U.S. judge rejects Yahoo data breach settlement
Source: Reuters
BUSINESS NEWS JANUARY 29, 2019 / 10:34 AM / UPDATED 2 HOURS AGO
Jonathan Stempel
(Reuters) - A U.S. judge rejected Yahoos proposed settlement with millions of people whose email addresses and other personal information were stolen in the largest data breach in history, faulting the Internet services provider for a lack of transparency.
In a Monday night decision, U.S. District Judge Lucy Koh in San Jose, California, said she could not declare the settlement fundamentally fair, adequate and reasonable because it did not say how much victims could expect to recover.
Yahoo, now part of New York-based Verizon Communications Inc, was accused of being too slow to disclose three breaches from 2013 to 2016 that affected an estimated 3 billion accounts.
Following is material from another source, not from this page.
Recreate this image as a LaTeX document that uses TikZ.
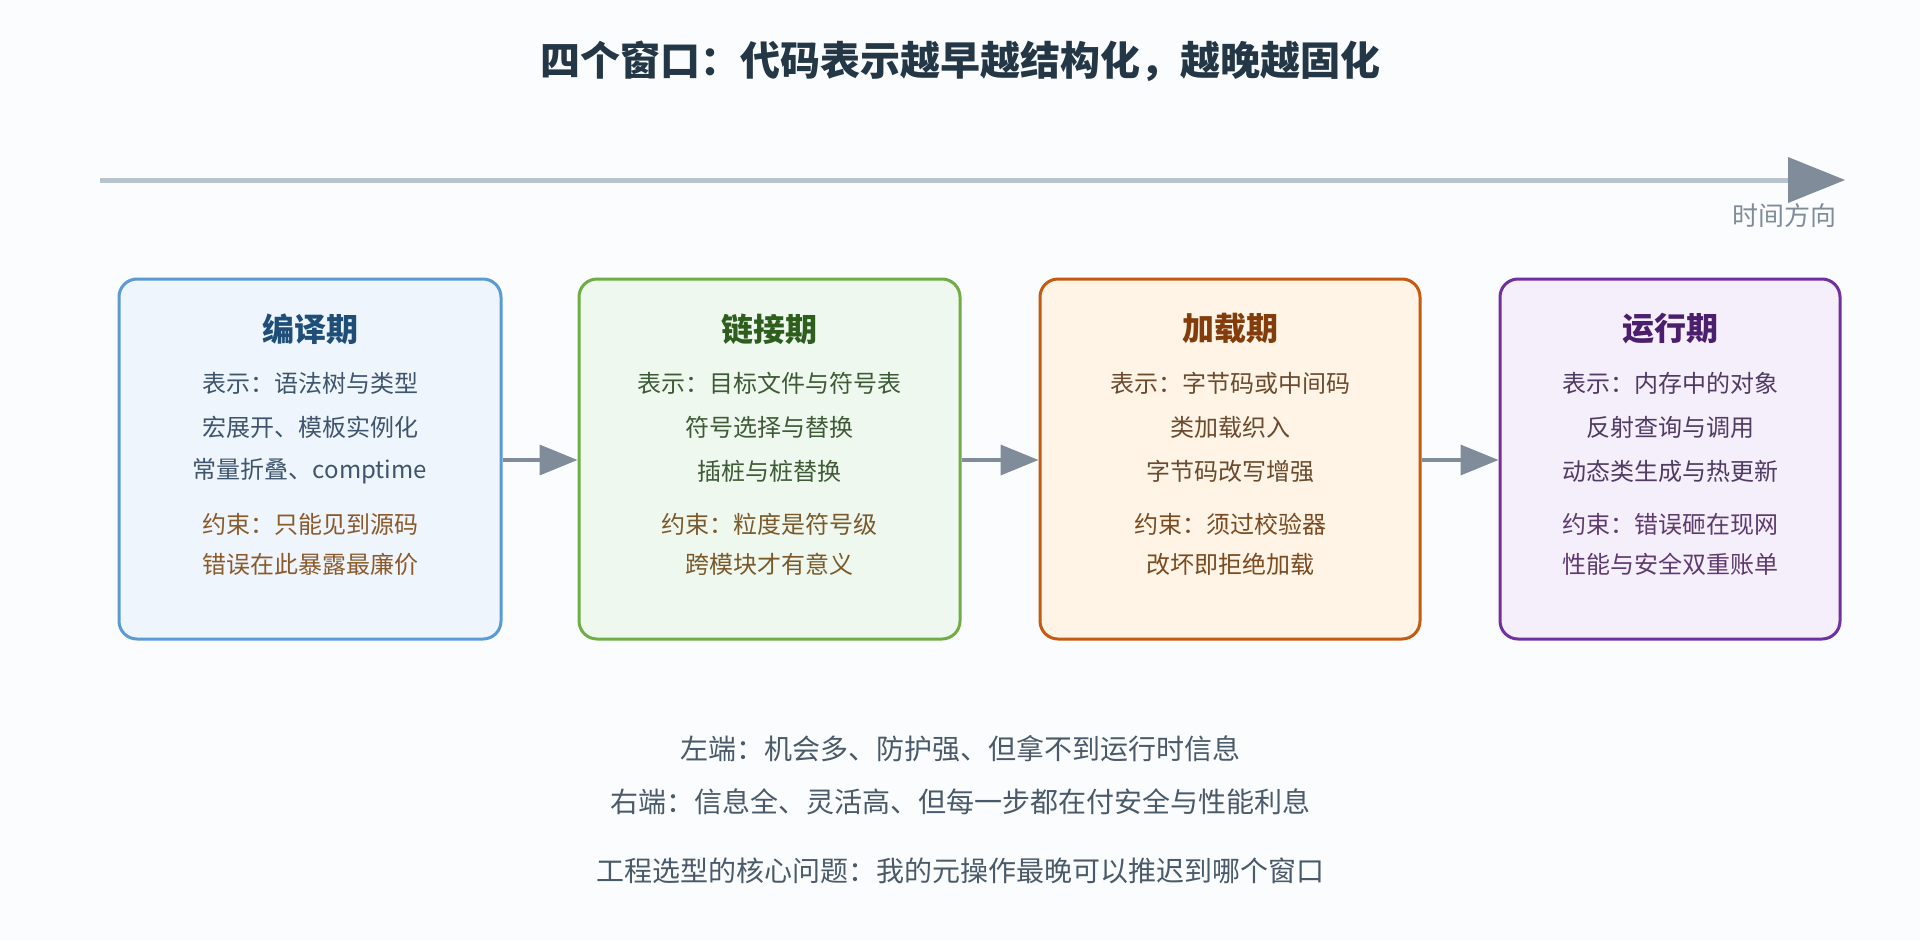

The settlement called for a $50 million payout, plus two years of free credit monitoring for about 200 million people in the United States and Israel with nearly 1 billion accounts.
Read more: https://www.reuters.com/article/us-verizon-yahoo/u-s-judge-rejects-yahoo-data-breach-settlement-idUSKCN1PN20F
-snip-
Yahoos history of nondisclosure and lack of transparency related to the data breaches are egregious, Koh wrote.
Unfortunately, the settlement agreement, proposed notice, motion for preliminary approval, and public and sealed supplemental filings continue this pattern of lack of transparency, she added.
The case is In re: Yahoo Inc Customer Data Security Breach Litigation, U.S. District Court, Northern District of California, No. 16-md-02752.